The cultural explosion of “database logic,”continues to challenge our understanding of narrative as a primarily sequential and mimetic art. The line Manovich draws,”database and narrative are natural enemies,” is not about the incompatibility of two tendencies, but about how a communicative act falls on a spectrum: between the modularity of the database and the linearity of narrative. In discussions about database and narrative, definitions and categories become quickly slippery, because narrative forms have always slid along these and many other spectrums.  “Database” refers to the unique nonlinear capabilities of a computer: complex networks, hyperlinking of data, instant retrieval, random access, etc. And yet, a computer database is fully capable of delivering linear plot as discrete narrative units. A TV series on a website or DVD is a kind of database narrative. Narratives in traditional media (print, theater, film) can have database-like depths of allusion and intertexuality.  But typically, the usefulness and pleasures of plot, as a unifying device, is significantly weakened in a computer’s networked and modular environment. In the navigation of a database, temporal ordering is handed over to the user, leaving familiar techniques of engagement, such as foreshadowing and suspense, ineffective.  
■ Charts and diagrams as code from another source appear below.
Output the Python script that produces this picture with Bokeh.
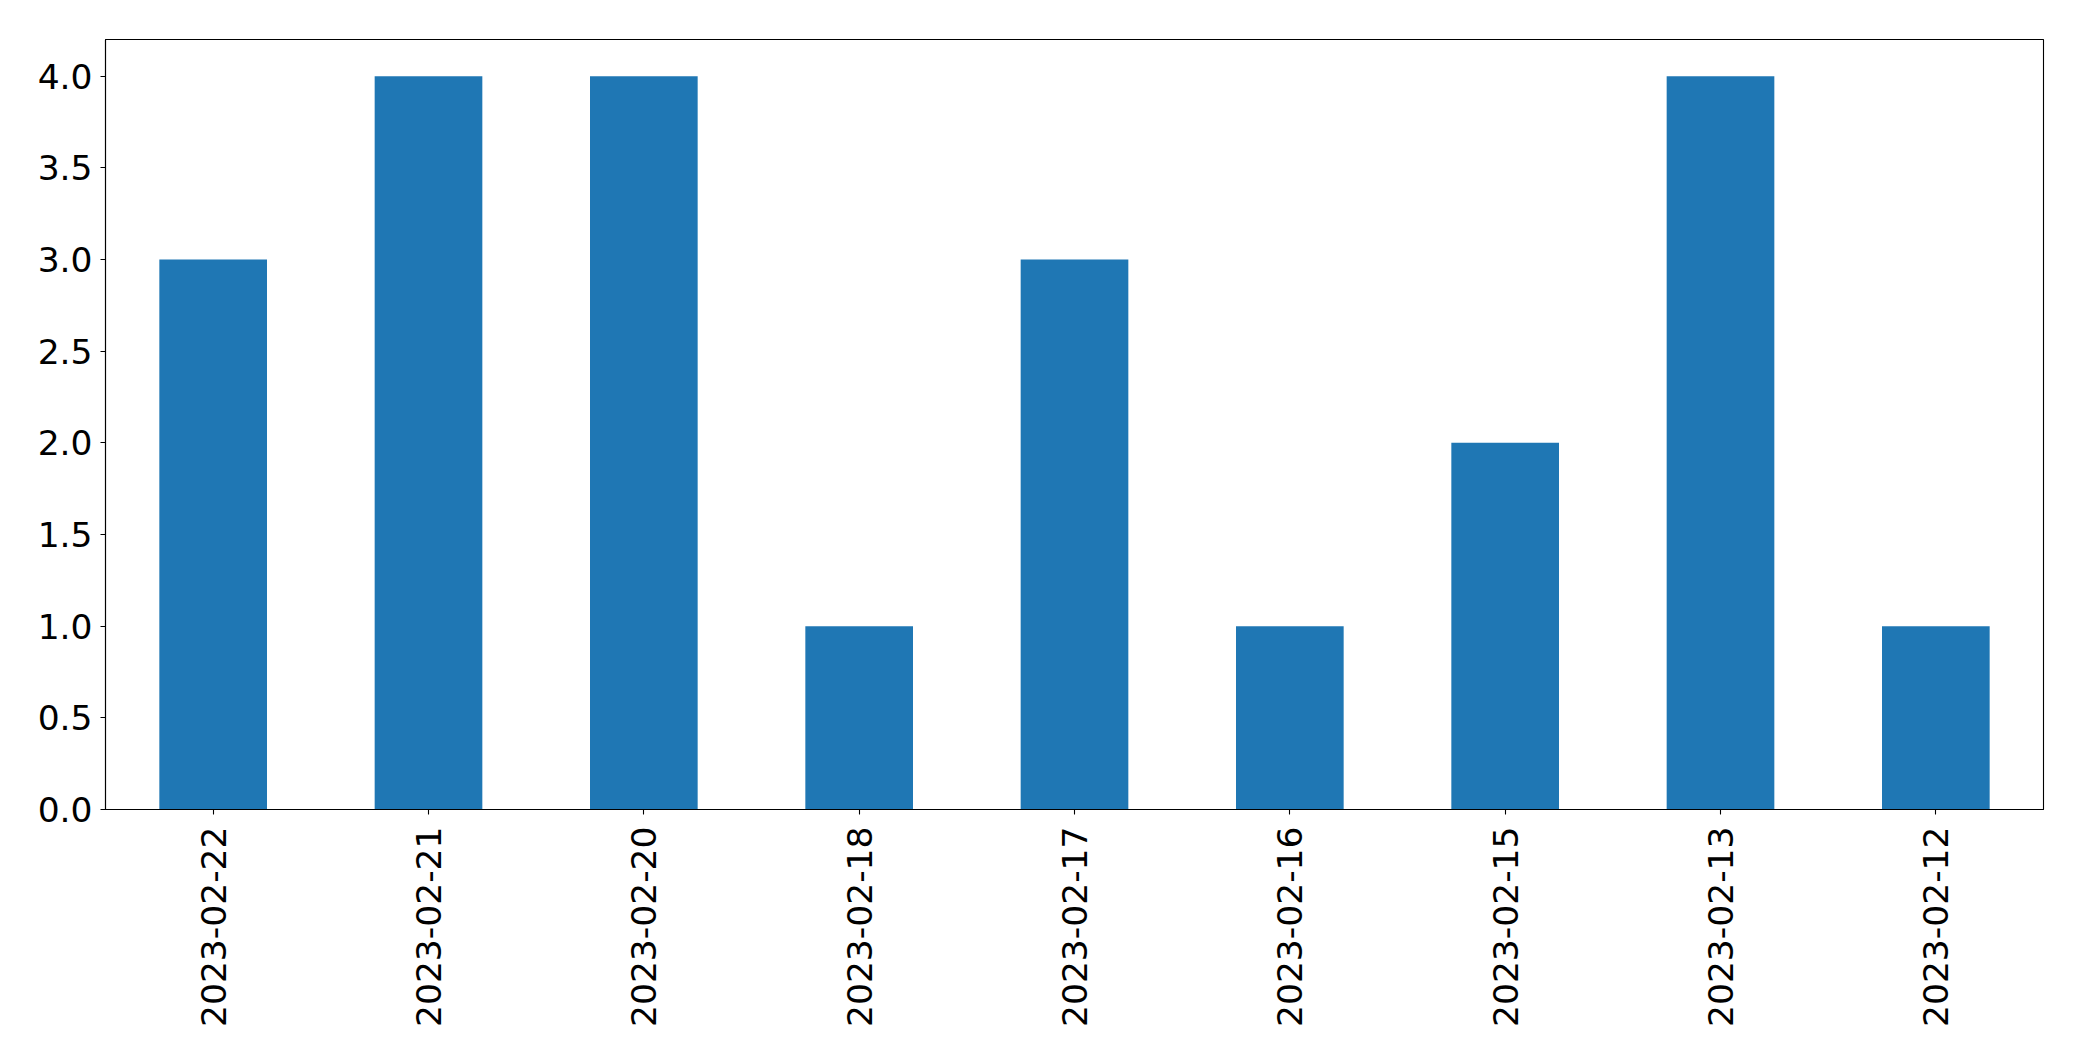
from bokeh.plotting import figure
from bokeh.models import Range1d, FixedTicker, PrintfTickFormatter, ColumnDataSource
from bokeh.embed import file_html
from bokeh.resources import INLINE
import math

dates = ["2023-02-22", "2023-02-21", "2023-02-20", "2023-02-18", "2023-02-17",
         "2023-02-16", "2023-02-15", "2023-02-13", "2023-02-12"]
counts = [3, 4, 4, 1, 3, 1, 2, 4, 1]
y_ticks = [0.0, 0.5, 1.0, 1.5, 2.0, 2.5, 3.0, 3.5, 4.0]

source = ColumnDataSource(data=dict(date=dates, count=counts))

p = figure(x_range=dates, y_range=Range1d(0, 4.2),
           width=2066, height=1045, output_backend="svg", toolbar_location=None,
           min_border_left=105, min_border_right=23, min_border_top=39, min_border_bottom=236)
p.x_range.range_padding = 0

p.vbar(x="date", top="count", width=0.5, source=source,
       fill_color="#1f77b4", line_color=None)

p.xgrid.visible = False
p.ygrid.visible = False
p.outline_line_color = "black"
p.outline_line_width = 1.1
p.outline_line_alpha = 1.0
p.background_fill_color = "white"
p.border_fill_color = "white"

for ax in (p.xaxis, p.yaxis):
    ax.axis_line_color = "black"
    ax.axis_line_width = 1.1
    ax.major_tick_line_color = "black"
    ax.major_tick_line_width = 1.1
    ax.major_tick_out = 5
    ax.major_tick_in = 0
    ax.minor_tick_line_color = None
    ax.major_label_text_font = "DejaVu Sans"
    ax.major_label_text_font_size = "34.5px"
    ax.major_label_text_color = "black"

p.yaxis.ticker = FixedTicker(ticks=y_ticks)
p.yaxis.formatter = PrintfTickFormatter(format="%.1f")
p.yaxis.major_label_standoff = 8
p.xaxis.major_label_orientation = math.pi / 2
p.xaxis.major_label_standoff = 12

open("out.html", "w").write(file_html(p, INLINE))
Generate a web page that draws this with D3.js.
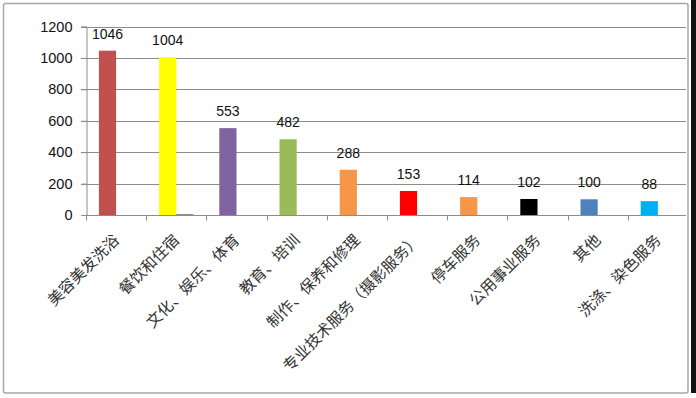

Without plot, what holds a database fiction together as a conceptual whole?  What models in contemporary and past narrative forms can help us re-imagine an affective-expressive narrativity that is less reliant on plot devices, cause and effect chains and central conflicts?  Non-Western, non-mimetic and antimimetic narrative traditions offer a rich history to draw from. Narrative forms that ignore, dismantle, displace or otherwise diminish the structural role of plot, also engage the attentive mind as single entities (stories).  Cohesiveness comes through the discursive style; the patterns, gaps, rhythms and repetitions in the material surface of the work. In other words, the interface.